- [Aim]: Pictures aside, quote the whole listing exactly.

- [Stored data]:
□ □ □ □ □
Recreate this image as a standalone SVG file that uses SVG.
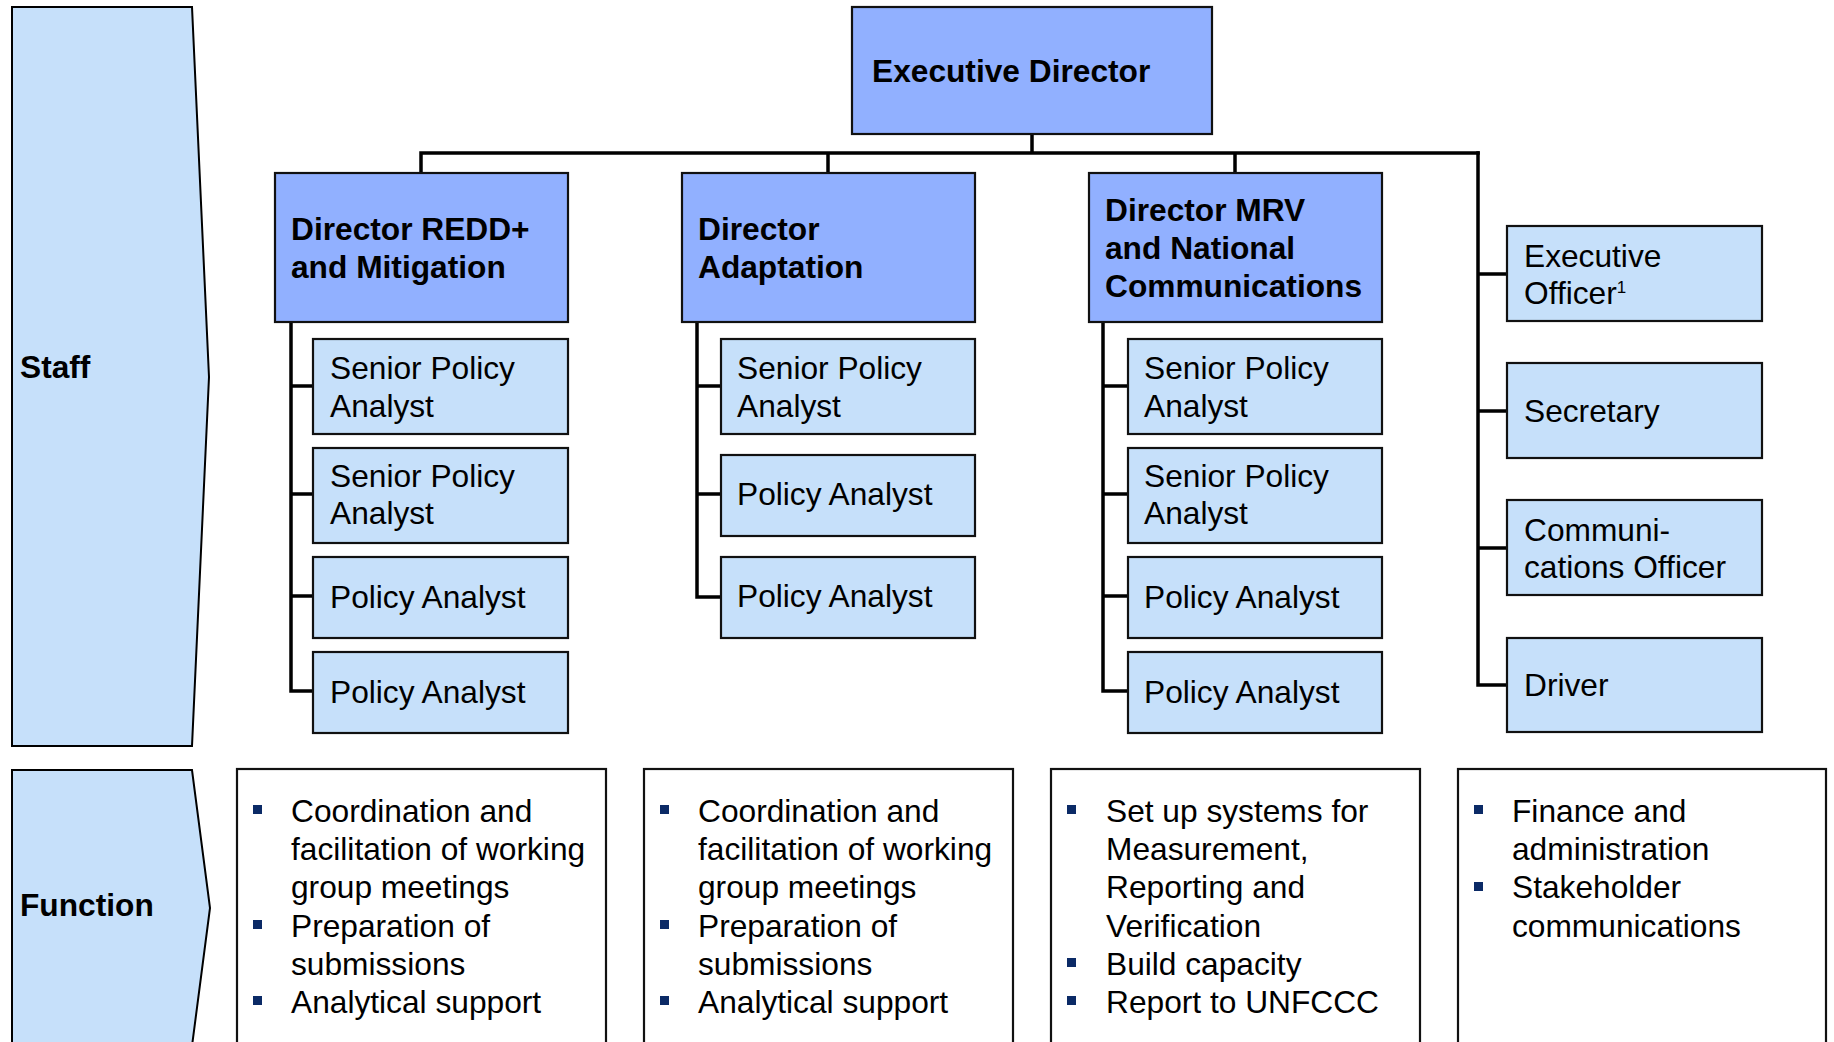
<svg xmlns="http://www.w3.org/2000/svg" width="1834" height="1042" viewBox="0 0 1834 1042">
<style>
.band{fill:#c6e0fa;stroke:#000;stroke-width:2}
.dir{fill:#91b0ff;stroke:#111;stroke-width:2.2}
.staff{fill:#c6e0fa;stroke:#111;stroke-width:2.2}
.fn{fill:#fff;stroke:#111;stroke-width:2.2}
.conn{fill:none;stroke:#000;stroke-width:3.5;stroke-linecap:square}
text{font-family:"Liberation Sans",Arial,sans-serif;font-size:31.7px;fill:#000}
.b{font-weight:bold}
.bul{fill:#0b2a66}
</style>
<rect width="1834" height="1042" fill="#fff"/>

<g id="band-staff">
<polygon class="band" points="12,7 192,7 209,377 192,746 12,746"/>
<text class="b" x="20" y="378">Staff</text>
</g>
<g id="band-function">
<polygon class="band" points="12,770 192,770 210,908 192,1046 12,1046"/>
<text class="b" x="20" y="916">Function</text>
</g>

<g id="connectors">
<path class="conn" d="M1032,134V153M421,153H1478M421,153V173M828,153V173M1235,153V173"/>
<path class="conn" d="M291,322V691M291,386H313M291,494H313M291,596H313M291,691H313"/>
<path class="conn" d="M697,322V597M697,386H721M697,494H721M697,597H721"/>
<path class="conn" d="M1103,322V691M1103,386H1128M1103,494H1128M1103,596H1128M1103,691H1128"/>
<path class="conn" d="M1478,153V685M1478,274H1507M1478,411H1507M1478,548H1507M1478,685H1507"/>
</g>

<g id="exec-director">
<rect class="dir" x="852" y="7" width="360" height="127"/>
<text class="b" x="872" y="82">Executive Director</text>
</g>

<g id="dir-redd">
<rect class="dir" x="275" y="173" width="293" height="149"/>
<text class="b" x="291" y="240">Director REDD+</text>
<text class="b" x="291" y="278">and Mitigation</text>
</g>
<g id="dir-adaptation">
<rect class="dir" x="682" y="173" width="293" height="149"/>
<text class="b" x="698" y="240">Director</text>
<text class="b" x="698" y="278">Adaptation</text>
</g>
<g id="dir-mrv">
<rect class="dir" x="1089" y="173" width="293" height="149"/>
<text class="b" x="1105" y="221">Director MRV</text>
<text class="b" x="1105" y="259">and National</text>
<text class="b" x="1105" y="297">Communications</text>
</g>

<g id="redd-spa1"><rect class="staff" x="313" y="339" width="255" height="95"/><text x="330" y="379">Senior Policy</text><text x="330" y="417">Analyst</text></g>
<g id="redd-spa2"><rect class="staff" x="313" y="448" width="255" height="95"/><text x="330" y="487">Senior Policy</text><text x="330" y="524">Analyst</text></g>
<g id="redd-pa1"><rect class="staff" x="313" y="557" width="255" height="81"/><text x="330" y="608">Policy Analyst</text></g>
<g id="redd-pa2"><rect class="staff" x="313" y="652" width="255" height="81"/><text x="330" y="703">Policy Analyst</text></g>

<g id="adapt-spa1"><rect class="staff" x="721" y="339" width="254" height="95"/><text x="737" y="379">Senior Policy</text><text x="737" y="417">Analyst</text></g>
<g id="adapt-pa1"><rect class="staff" x="721" y="455" width="254" height="81"/><text x="737" y="505">Policy Analyst</text></g>
<g id="adapt-pa2"><rect class="staff" x="721" y="557" width="254" height="81"/><text x="737" y="607">Policy Analyst</text></g>

<g id="mrv-spa1"><rect class="staff" x="1128" y="339" width="254" height="95"/><text x="1144" y="379">Senior Policy</text><text x="1144" y="417">Analyst</text></g>
<g id="mrv-spa2"><rect class="staff" x="1128" y="448" width="254" height="95"/><text x="1144" y="487">Senior Policy</text><text x="1144" y="524">Analyst</text></g>
<g id="mrv-pa1"><rect class="staff" x="1128" y="557" width="254" height="81"/><text x="1144" y="608">Policy Analyst</text></g>
<g id="mrv-pa2"><rect class="staff" x="1128" y="652" width="254" height="81"/><text x="1144" y="703">Policy Analyst</text></g>

<g id="exec-officer"><rect class="staff" x="1507" y="226" width="255" height="95"/><text x="1524" y="267">Executive</text><text x="1524" y="304">Officer<tspan font-size="17" dy="-11">1</tspan></text></g>
<g id="secretary"><rect class="staff" x="1507" y="363" width="255" height="95"/><text x="1524" y="422">Secretary</text></g>
<g id="comms-officer"><rect class="staff" x="1507" y="500" width="255" height="95"/><text x="1524" y="541">Communi-</text><text x="1524" y="578">cations Officer</text></g>
<g id="driver"><rect class="staff" x="1507" y="638" width="255" height="94"/><text x="1524" y="696">Driver</text></g>

<g id="fn-redd">
<rect class="fn" x="237" y="769" width="369" height="285"/>
<rect class="bul" x="253" y="805" width="9" height="9"/>
<rect class="bul" x="253" y="920" width="9" height="9"/>
<rect class="bul" x="253" y="996" width="9" height="9"/>
<text x="291" y="822">Coordination and</text>
<text x="291" y="860">facilitation of working</text>
<text x="291" y="898">group meetings</text>
<text x="291" y="937">Preparation of</text>
<text x="291" y="975">submissions</text>
<text x="291" y="1013">Analytical support</text>
</g>
<g id="fn-adaptation">
<rect class="fn" x="644" y="769" width="369" height="285"/>
<rect class="bul" x="660" y="805" width="9" height="9"/>
<rect class="bul" x="660" y="920" width="9" height="9"/>
<rect class="bul" x="660" y="996" width="9" height="9"/>
<text x="698" y="822">Coordination and</text>
<text x="698" y="860">facilitation of working</text>
<text x="698" y="898">group meetings</text>
<text x="698" y="937">Preparation of</text>
<text x="698" y="975">submissions</text>
<text x="698" y="1013">Analytical support</text>
</g>
<g id="fn-mrv">
<rect class="fn" x="1051" y="769" width="369" height="285"/>
<rect class="bul" x="1067" y="805" width="9" height="9"/>
<rect class="bul" x="1067" y="958" width="9" height="9"/>
<rect class="bul" x="1067" y="996" width="9" height="9"/>
<text x="1106" y="822">Set up systems for</text>
<text x="1106" y="860">Measurement,</text>
<text x="1106" y="898">Reporting and</text>
<text x="1106" y="937">Verification</text>
<text x="1106" y="975">Build capacity</text>
<text x="1106" y="1013">Report to UNFCCC</text>
</g>
<g id="fn-support">
<rect class="fn" x="1458" y="769" width="368" height="285"/>
<rect class="bul" x="1474" y="805" width="9" height="9"/>
<rect class="bul" x="1474" y="882" width="9" height="9"/>
<text x="1512" y="822">Finance and</text>
<text x="1512" y="860">administration</text>
<text x="1512" y="898">Stakeholder</text>
<text x="1512" y="937">communications</text>
</g>
</svg>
□ □ □ □ □
- [Response to the exercise]:
Recreate this image as a standalone SVG file that uses SVG.
<svg xmlns="http://www.w3.org/2000/svg" width="1834" height="1042" viewBox="0 0 1834 1042">
<style>
.band{fill:#c6e0fa;stroke:#000;stroke-width:2}
.dir{fill:#91b0ff;stroke:#111;stroke-width:2.2}
.staff{fill:#c6e0fa;stroke:#111;stroke-width:2.2}
.fn{fill:#fff;stroke:#111;stroke-width:2.2}
.conn{fill:none;stroke:#000;stroke-width:3.5;stroke-linecap:square}
text{font-family:"Liberation Sans",Arial,sans-serif;font-size:31.7px;fill:#000}
.b{font-weight:bold}
.bul{fill:#0b2a66}
</style>
<rect width="1834" height="1042" fill="#fff"/>

<g id="band-staff">
<polygon class="band" points="12,7 192,7 209,377 192,746 12,746"/>
<text class="b" x="20" y="378">Staff</text>
</g>
<g id="band-function">
<polygon class="band" points="12,770 192,770 210,908 192,1046 12,1046"/>
<text class="b" x="20" y="916">Function</text>
</g>

<g id="connectors">
<path class="conn" d="M1032,134V153M421,153H1478M421,153V173M828,153V173M1235,153V173"/>
<path class="conn" d="M291,322V691M291,386H313M291,494H313M291,596H313M291,691H313"/>
<path class="conn" d="M697,322V597M697,386H721M697,494H721M697,597H721"/>
<path class="conn" d="M1103,322V691M1103,386H1128M1103,494H1128M1103,596H1128M1103,691H1128"/>
<path class="conn" d="M1478,153V685M1478,274H1507M1478,411H1507M1478,548H1507M1478,685H1507"/>
</g>

<g id="exec-director">
<rect class="dir" x="852" y="7" width="360" height="127"/>
<text class="b" x="872" y="82">Executive Director</text>
</g>

<g id="dir-redd">
<rect class="dir" x="275" y="173" width="293" height="149"/>
<text class="b" x="291" y="240">Director REDD+</text>
<text class="b" x="291" y="278">and Mitigation</text>
</g>
<g id="dir-adaptation">
<rect class="dir" x="682" y="173" width="293" height="149"/>
<text class="b" x="698" y="240">Director</text>
<text class="b" x="698" y="278">Adaptation</text>
</g>
<g id="dir-mrv">
<rect class="dir" x="1089" y="173" width="293" height="149"/>
<text class="b" x="1105" y="221">Director MRV</text>
<text class="b" x="1105" y="259">and National</text>
<text class="b" x="1105" y="297">Communications</text>
</g>

<g id="redd-spa1"><rect class="staff" x="313" y="339" width="255" height="95"/><text x="330" y="379">Senior Policy</text><text x="330" y="417">Analyst</text></g>
<g id="redd-spa2"><rect class="staff" x="313" y="448" width="255" height="95"/><text x="330" y="487">Senior Policy</text><text x="330" y="524">Analyst</text></g>
<g id="redd-pa1"><rect class="staff" x="313" y="557" width="255" height="81"/><text x="330" y="608">Policy Analyst</text></g>
<g id="redd-pa2"><rect class="staff" x="313" y="652" width="255" height="81"/><text x="330" y="703">Policy Analyst</text></g>

<g id="adapt-spa1"><rect class="staff" x="721" y="339" width="254" height="95"/><text x="737" y="379">Senior Policy</text><text x="737" y="417">Analyst</text></g>
<g id="adapt-pa1"><rect class="staff" x="721" y="455" width="254" height="81"/><text x="737" y="505">Policy Analyst</text></g>
<g id="adapt-pa2"><rect class="staff" x="721" y="557" width="254" height="81"/><text x="737" y="607">Policy Analyst</text></g>

<g id="mrv-spa1"><rect class="staff" x="1128" y="339" width="254" height="95"/><text x="1144" y="379">Senior Policy</text><text x="1144" y="417">Analyst</text></g>
<g id="mrv-spa2"><rect class="staff" x="1128" y="448" width="254" height="95"/><text x="1144" y="487">Senior Policy</text><text x="1144" y="524">Analyst</text></g>
<g id="mrv-pa1"><rect class="staff" x="1128" y="557" width="254" height="81"/><text x="1144" y="608">Policy Analyst</text></g>
<g id="mrv-pa2"><rect class="staff" x="1128" y="652" width="254" height="81"/><text x="1144" y="703">Policy Analyst</text></g>

<g id="exec-officer"><rect class="staff" x="1507" y="226" width="255" height="95"/><text x="1524" y="267">Executive</text><text x="1524" y="304">Officer<tspan font-size="17" dy="-11">1</tspan></text></g>
<g id="secretary"><rect class="staff" x="1507" y="363" width="255" height="95"/><text x="1524" y="422">Secretary</text></g>
<g id="comms-officer"><rect class="staff" x="1507" y="500" width="255" height="95"/><text x="1524" y="541">Communi-</text><text x="1524" y="578">cations Officer</text></g>
<g id="driver"><rect class="staff" x="1507" y="638" width="255" height="94"/><text x="1524" y="696">Driver</text></g>

<g id="fn-redd">
<rect class="fn" x="237" y="769" width="369" height="285"/>
<rect class="bul" x="253" y="805" width="9" height="9"/>
<rect class="bul" x="253" y="920" width="9" height="9"/>
<rect class="bul" x="253" y="996" width="9" height="9"/>
<text x="291" y="822">Coordination and</text>
<text x="291" y="860">facilitation of working</text>
<text x="291" y="898">group meetings</text>
<text x="291" y="937">Preparation of</text>
<text x="291" y="975">submissions</text>
<text x="291" y="1013">Analytical support</text>
</g>
<g id="fn-adaptation">
<rect class="fn" x="644" y="769" width="369" height="285"/>
<rect class="bul" x="660" y="805" width="9" height="9"/>
<rect class="bul" x="660" y="920" width="9" height="9"/>
<rect class="bul" x="660" y="996" width="9" height="9"/>
<text x="698" y="822">Coordination and</text>
<text x="698" y="860">facilitation of working</text>
<text x="698" y="898">group meetings</text>
<text x="698" y="937">Preparation of</text>
<text x="698" y="975">submissions</text>
<text x="698" y="1013">Analytical support</text>
</g>
<g id="fn-mrv">
<rect class="fn" x="1051" y="769" width="369" height="285"/>
<rect class="bul" x="1067" y="805" width="9" height="9"/>
<rect class="bul" x="1067" y="958" width="9" height="9"/>
<rect class="bul" x="1067" y="996" width="9" height="9"/>
<text x="1106" y="822">Set up systems for</text>
<text x="1106" y="860">Measurement,</text>
<text x="1106" y="898">Reporting and</text>
<text x="1106" y="937">Verification</text>
<text x="1106" y="975">Build capacity</text>
<text x="1106" y="1013">Report to UNFCCC</text>
</g>
<g id="fn-support">
<rect class="fn" x="1458" y="769" width="368" height="285"/>
<rect class="bul" x="1474" y="805" width="9" height="9"/>
<rect class="bul" x="1474" y="882" width="9" height="9"/>
<text x="1512" y="822">Finance and</text>
<text x="1512" y="860">administration</text>
<text x="1512" y="898">Stakeholder</text>
<text x="1512" y="937">communications</text>
</g>
</svg>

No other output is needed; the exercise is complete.